Nor are investors, added Labelle, protected by unregistered financial advisors such as Earl Jones, who was sentenced to 11 years in prison a year ago, after pleading guilty to two fraud charges related to his $50-million Ponzi scheme.

Left then picking up the tab of the losses incurred by the AMF indemnity fund are financial advisors, points out the Quebec Association of Independent Personal Financial Advisors (QAIPFA). Three years ago the compulsory annual contributions paid by financial advisors ranged from $60-to-$80 per year per field of practice. Today, it stands between $220 and $240 annually per field of practice.

“We are deeply satisfied that an out-of-court settlement was reached with the Norbourg victims,” said Association spokesman Léon Lemoine. ”But it’s also left us with a bitter taste. We are the ones who have to pay the $32 million that comes out of our indemnity fund, particularly since from our point of view this was a fraud perpetrated by an investment manager and not by advisors.

“This fund is solely financed by advisors.
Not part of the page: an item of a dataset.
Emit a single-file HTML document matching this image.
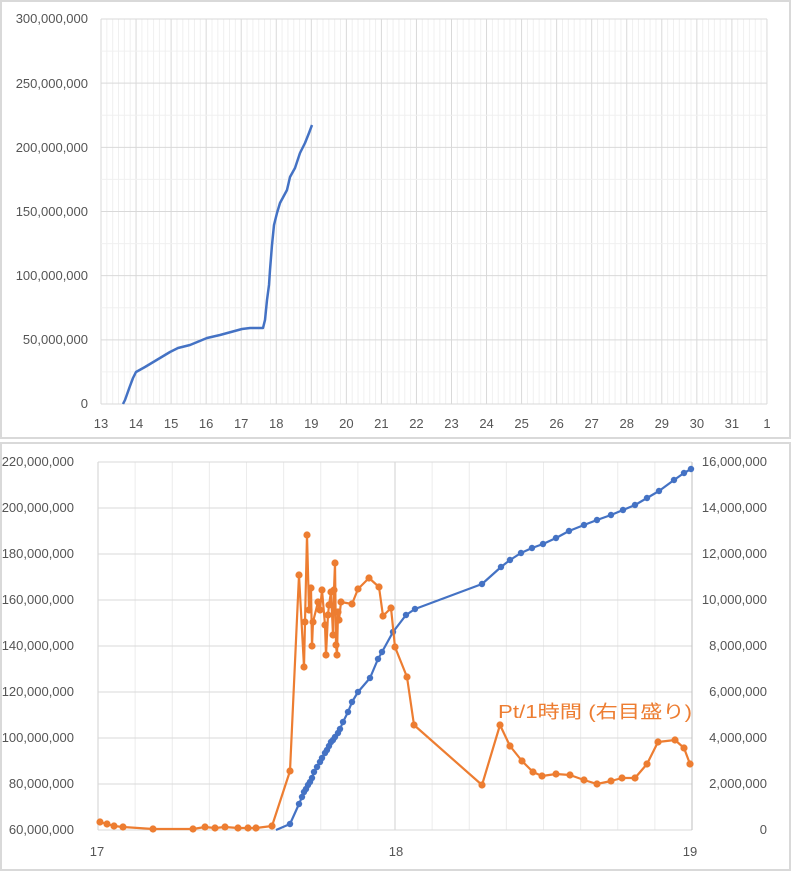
<!DOCTYPE html>
<html><head><meta charset="utf-8"><style>
html,body{margin:0;padding:0;background:#fff;}
svg{display:block;font-family:"Liberation Sans","Noto Sans CJK JP",sans-serif;}
</style></head><body>
<svg width="791" height="871" viewBox="0 0 791 871" xmlns="http://www.w3.org/2000/svg">
<rect x="0" y="0" width="791" height="871" fill="#fff"/>
<rect x="1" y="1" width="789" height="437" fill="#fff" stroke="#d9d9d9" stroke-width="2"/>
<rect x="1" y="443" width="789" height="427" fill="#fff" stroke="#d9d9d9" stroke-width="2"/>
<g id="topgrid"></g>
<g id="botgrid"></g>
<g id="series"></g>
<g font-size="13" fill="#555" text-anchor="end">
<text x="88" y="23">300,000,000</text>
<text x="88" y="88">250,000,000</text>
<text x="88" y="152">200,000,000</text>
<text x="88" y="216">150,000,000</text>
<text x="88" y="280">100,000,000</text>
<text x="88" y="344">50,000,000</text>
<text x="88" y="408">0</text>
</g>
<g font-size="13" fill="#555" text-anchor="middle" id="topx"></g>
<g font-size="13" fill="#555" text-anchor="end">
<text x="74" y="466">220,000,000</text>
<text x="74" y="512">200,000,000</text>
<text x="74" y="558">180,000,000</text>
<text x="74" y="604">160,000,000</text>
<text x="74" y="650">140,000,000</text>
<text x="74" y="696">120,000,000</text>
<text x="74" y="742">100,000,000</text>
<text x="74" y="788">80,000,000</text>
<text x="74" y="834">0</text>
</g>
<g font-size="13" fill="#555" text-anchor="end">
<text x="767" y="466">16,000,000</text>
<text x="767" y="512">14,000,000</text>
<text x="767" y="558">12,000,000</text>
<text x="767" y="604">10,000,000</text>
<text x="767" y="650">8,000,000</text>
<text x="767" y="696">6,000,000</text>
<text x="767" y="742">4,000,000</text>
<text x="767" y="788">2,000,000</text>
<text x="767" y="834">0</text>
</g>
<g font-size="13" fill="#555" text-anchor="middle">
<text x="97" y="856">17</text>
<text x="396" y="856">18</text>
<text x="690" y="856">19</text>
</g>
<text x="498" y="718" font-size="18" fill="#ed7d31" textLength="194" lengthAdjust="spacingAndGlyphs">Pt/1時間 (右目盛り)</text>
</svg>
<script>
(function(){
var NS="http://www.w3.org/2000/svg";
function el(p,t,a){var e=document.createElementNS(NS,t);for(var k in a)e.setAttribute(k,a[k]);p.appendChild(e);return e;}
var tg=document.getElementById("topgrid"),bg=document.getElementById("botgrid"),se=document.getElementById("series"),tx=document.getElementById("topx");
// fix typo label
document.querySelectorAll("text")[15].textContent="60,000,000";
var x0=101,dx=35.05,yT=19,yB=404;
for(var i=0;i<=19*6;i++){var x=x0+i*dx/6;el(tg,"line",{x1:x,x2:x,y1:yT,y2:yB,stroke:i%6?"#f0f0f0":"#d9d9d9","stroke-width":1});}
for(var j=0;j<=12;j++){var y=yT+j*(yB-yT)/12;el(tg,"line",{x1:x0,x2:767,y1:y,y2:y,stroke:j%2?"#f0f0f0":"#d9d9d9","stroke-width":1});}
var labs=[13,14,15,16,17,18,19,20,21,22,23,24,25,26,27,28,29,30,31,1];
labs.forEach(function(l,i){var t=el(tx,"text",{x:x0+i*dx,y:428});t.textContent=l;});
var bx0=98,bx1=692,by0=462,by1=830;
for(var i=0;i<=16;i++){var x=bx0+i*(bx1-bx0)/16;el(bg,"line",{x1:x,x2:x,y1:by0,y2:by1,stroke:i%8?"#ececec":"#d0d0d0","stroke-width":1});}
for(var j=0;j<=8;j++){var y=by0+j*46;el(bg,"line",{x1:bx0,x2:bx1,y1:y,y2:y,stroke:"#d9d9d9","stroke-width":1});}
el(bg,"line",{x1:bx1,x2:bx1,y1:by0,y2:by1,stroke:"#bfbfbf","stroke-width":1});
var tc=[[123,404],[125,400],[130,386],[133,378],[136,372],[145,367],[160,358],[170,352],[178,348],[190,345],[207,338],[220,335],[242,329],[250,328],[263,328],[265,320],[267,300],[269,285],[270,270],[272,245],[274,225],[277,213],[280,203],[287,190],[290,177],[295,168],[300,153],[305,143],[309,133],[312,125]];
el(se,"polyline",{points:tc.join(" "),fill:"none",stroke:"#4472c4","stroke-width":2.5,"stroke-linejoin":"round"});
var b=[[290,824],[299,804],[302,797],[304,792],[306,789],[308,785],[310,782],[312,778],[314,772],[317,767],[320,762],[322,758],[325,753],[327,750],[329,746],[331,742],[333,740],[335,737],[338,733],[340,729],[343,722],[348,712],[352,702],[358,692],[370,678],[378,659],[382,652],[393,632],[406,615],[415,609],[482,584],[501,567],[510,560],[521,553],[532,548],[543,544],[556,538],[569,531],[584,525],[597,520],[611,515],[623,510],[635,505],[647,498],[659,491],[674,480],[684,473],[691,469]];
el(se,"polyline",{points:[[276,830]].concat(b).join(" "),fill:"none",stroke:"#4472c4","stroke-width":2.2,"stroke-linejoin":"round"});
b.forEach(function(p){el(se,"circle",{cx:p[0],cy:p[1],r:3.2,fill:"#4472c4"});});
var o=[[100,822],[107,824],[114,826],[123,827],[153,829],[193,829],[205,827],[215,828],[225,827],[238,828],[248,828],[256,828],[272,826],[290,771],[299,575],[304,667],[305,622],[307,535],[309,610],[311,588],[312,646],[313,622],[318,602],[320,610],[322,590],[325,625],[326,655],[328,615],[329,605],[331,592],[333,635],[334,590],[335,563],[336,645],[337,655],[338,612],[339,620],[341,602],[352,604],[358,589],[369,578],[379,587],[383,616],[391,608],[395,647],[407,677],[414,725],[482,785],[500,725],[510,746],[522,761],[533,772],[542,776],[556,774],[570,775],[584,780],[597,784],[611,781],[622,778],[635,778],[647,764],[658,742],[675,740],[684,748],[690,764]];
el(se,"polyline",{points:o.join(" "),fill:"none",stroke:"#ed7d31","stroke-width":2.2,"stroke-linejoin":"round"});
o.forEach(function(p){el(se,"circle",{cx:p[0],cy:p[1],r:3.6,fill:"#ed7d31"});});
})();
</script>
</body></html>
It is wholly unjust that we are the only ones who are paying. It would be far more equitable if the entire industry would contribute, including investors.”

It’s no surprise then that Lemoine endorses an insurance scheme proposed by a coalition of investor advocates and financial professionals (in pdf  and in French only). Under the proposal, the new revamped indemnity fund would be administered independently, apply to a broader range of fraud and negligence claims, draw its funds from investors through an annual portfolio levy, and operate under a cooperative regulatory framework.

“The current AMF indemnity fund is unfortunately bankrupt,” observed Robert Pouliot, a finance professor at the Université du Québec à Montréal. “It was a great initiative, and it was the only one of its kind in Canada, so it’s worth looking at why it failed so far to completely fulfill its mission. It proved to be inefficient because it had too many constraints and was not flexible enough.”

The coalition proposes a fund financed by investors, at a cost of an annual levy amounting to a few cents per hundred dollars, that would provide investor protection against fraud and negligence claims. The fund would be overseen primarily by investors, and fund directors would have the mandate of annually evaluating managers for their practices, risk management and governance, thereby enabling investors to make informed choices.

“The fund would operate like an insurance company,” said Pouliot. “That insurance fund, just like any other insurance company, will first have to assess the risk before accepting to take the risk. So investment managers with several funds will have to be rated on an asset-class basis each year. The key will be that it will be evaluated every year which will allow investors to compare.”

In a unique twist, the fund would tackle negligence claims, “which is far more frequent than fraud,” based on a no-fault approach, said Pouliot. Instead of taking legal action against the advisor or money manager, the indemnity fund would in essence adjust the fiduciary rating of the financial professional “and they would suffer in terms of their reputation,” added Pouliot. “That would be a great incentive for everyone to improve their practice in order to avoid a downgrade of their fiduciary rating without any cost.”

It remains to be seen whether the AMF or the provincial government will be swayed by the coalition’s proposal. Plans are now being sketched out by the AMF to hold consultations with the finance industry by this May.